Request: Reproduce, word for word, every line from the first one down to the line containing "cols = [('#862020', '#c13b3a'), ('#b46e6e', '#e09b99')]", and nothing else.

Information provided:
-- Start --
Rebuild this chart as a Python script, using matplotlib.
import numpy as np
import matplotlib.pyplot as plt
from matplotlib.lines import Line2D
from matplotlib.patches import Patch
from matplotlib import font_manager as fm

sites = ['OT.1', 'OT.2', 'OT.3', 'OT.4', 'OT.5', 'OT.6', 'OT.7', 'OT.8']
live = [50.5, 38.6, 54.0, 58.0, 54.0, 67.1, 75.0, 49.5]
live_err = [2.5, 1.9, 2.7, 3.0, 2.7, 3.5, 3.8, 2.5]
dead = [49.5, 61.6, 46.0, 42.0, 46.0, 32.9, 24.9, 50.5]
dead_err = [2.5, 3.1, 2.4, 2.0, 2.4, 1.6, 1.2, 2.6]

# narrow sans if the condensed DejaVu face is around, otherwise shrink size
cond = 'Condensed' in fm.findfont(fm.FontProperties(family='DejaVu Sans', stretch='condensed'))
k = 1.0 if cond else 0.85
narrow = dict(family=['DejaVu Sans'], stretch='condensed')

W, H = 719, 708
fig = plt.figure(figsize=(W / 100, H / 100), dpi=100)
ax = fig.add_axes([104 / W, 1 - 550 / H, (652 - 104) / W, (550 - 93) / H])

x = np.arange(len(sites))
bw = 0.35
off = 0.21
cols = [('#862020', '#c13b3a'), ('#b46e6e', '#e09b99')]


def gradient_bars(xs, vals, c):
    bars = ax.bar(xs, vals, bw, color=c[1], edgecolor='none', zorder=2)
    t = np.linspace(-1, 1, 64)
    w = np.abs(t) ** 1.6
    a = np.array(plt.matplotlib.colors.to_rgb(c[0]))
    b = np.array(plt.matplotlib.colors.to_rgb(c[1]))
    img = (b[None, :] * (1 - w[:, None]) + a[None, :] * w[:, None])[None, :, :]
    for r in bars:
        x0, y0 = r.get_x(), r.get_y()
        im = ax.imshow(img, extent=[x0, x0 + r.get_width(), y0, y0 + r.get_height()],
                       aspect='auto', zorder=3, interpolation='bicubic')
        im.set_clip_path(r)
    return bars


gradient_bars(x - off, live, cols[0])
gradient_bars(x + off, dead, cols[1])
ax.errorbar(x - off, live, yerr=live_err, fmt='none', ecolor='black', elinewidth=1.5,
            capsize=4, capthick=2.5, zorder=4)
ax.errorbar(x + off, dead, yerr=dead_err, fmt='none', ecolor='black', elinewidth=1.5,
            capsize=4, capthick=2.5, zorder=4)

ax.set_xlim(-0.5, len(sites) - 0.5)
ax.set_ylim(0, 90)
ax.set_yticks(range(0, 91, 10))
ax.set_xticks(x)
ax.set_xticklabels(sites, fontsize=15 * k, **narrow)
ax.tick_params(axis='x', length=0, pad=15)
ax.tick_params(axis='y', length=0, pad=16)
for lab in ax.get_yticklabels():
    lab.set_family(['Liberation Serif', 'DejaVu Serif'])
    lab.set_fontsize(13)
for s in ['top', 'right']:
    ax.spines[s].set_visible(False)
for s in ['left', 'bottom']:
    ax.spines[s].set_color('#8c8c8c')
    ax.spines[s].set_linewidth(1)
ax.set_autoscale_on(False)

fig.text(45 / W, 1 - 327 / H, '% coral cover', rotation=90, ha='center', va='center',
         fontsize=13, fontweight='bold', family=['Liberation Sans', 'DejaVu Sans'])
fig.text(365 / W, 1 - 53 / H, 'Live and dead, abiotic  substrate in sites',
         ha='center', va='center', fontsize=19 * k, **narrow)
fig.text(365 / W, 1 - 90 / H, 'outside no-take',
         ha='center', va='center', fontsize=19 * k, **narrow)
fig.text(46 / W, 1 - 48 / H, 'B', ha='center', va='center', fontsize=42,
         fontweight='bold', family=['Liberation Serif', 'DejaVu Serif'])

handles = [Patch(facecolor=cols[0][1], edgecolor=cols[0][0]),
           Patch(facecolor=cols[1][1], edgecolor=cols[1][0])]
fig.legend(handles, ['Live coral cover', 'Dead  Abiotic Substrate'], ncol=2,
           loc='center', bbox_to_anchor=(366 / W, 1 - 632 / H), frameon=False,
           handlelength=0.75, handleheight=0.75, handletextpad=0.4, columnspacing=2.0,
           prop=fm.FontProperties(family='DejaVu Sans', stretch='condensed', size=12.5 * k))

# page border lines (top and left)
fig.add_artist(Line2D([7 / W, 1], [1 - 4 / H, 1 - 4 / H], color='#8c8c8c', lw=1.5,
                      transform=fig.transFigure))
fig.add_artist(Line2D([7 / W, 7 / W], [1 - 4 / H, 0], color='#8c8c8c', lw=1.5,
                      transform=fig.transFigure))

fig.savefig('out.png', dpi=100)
-- End --
Correct answer:
Rebuild this chart as a Python script, using matplotlib.
import numpy as np
import matplotlib.pyplot as plt
from matplotlib.lines import Line2D
from matplotlib.patches import Patch
from matplotlib import font_manager as fm

sites = ['OT.1', 'OT.2', 'OT.3', 'OT.4', 'OT.5', 'OT.6', 'OT.7', 'OT.8']
live = [50.5, 38.6, 54.0, 58.0, 54.0, 67.1, 75.0, 49.5]
live_err = [2.5, 1.9, 2.7, 3.0, 2.7, 3.5, 3.8, 2.5]
dead = [49.5, 61.6, 46.0, 42.0, 46.0, 32.9, 24.9, 50.5]
dead_err = [2.5, 3.1, 2.4, 2.0, 2.4, 1.6, 1.2, 2.6]

# narrow sans if the condensed DejaVu face is around, otherwise shrink size
cond = 'Condensed' in fm.findfont(fm.FontProperties(family='DejaVu Sans', stretch='condensed'))
k = 1.0 if cond else 0.85
narrow = dict(family=['DejaVu Sans'], stretch='condensed')

W, H = 719, 708
fig = plt.figure(figsize=(W / 100, H / 100), dpi=100)
ax = fig.add_axes([104 / W, 1 - 550 / H, (652 - 104) / W, (550 - 93) / H])

x = np.arange(len(sites))
bw = 0.35
off = 0.21
cols = [('#862020', '#c13b3a'), ('#b46e6e', '#e09b99')]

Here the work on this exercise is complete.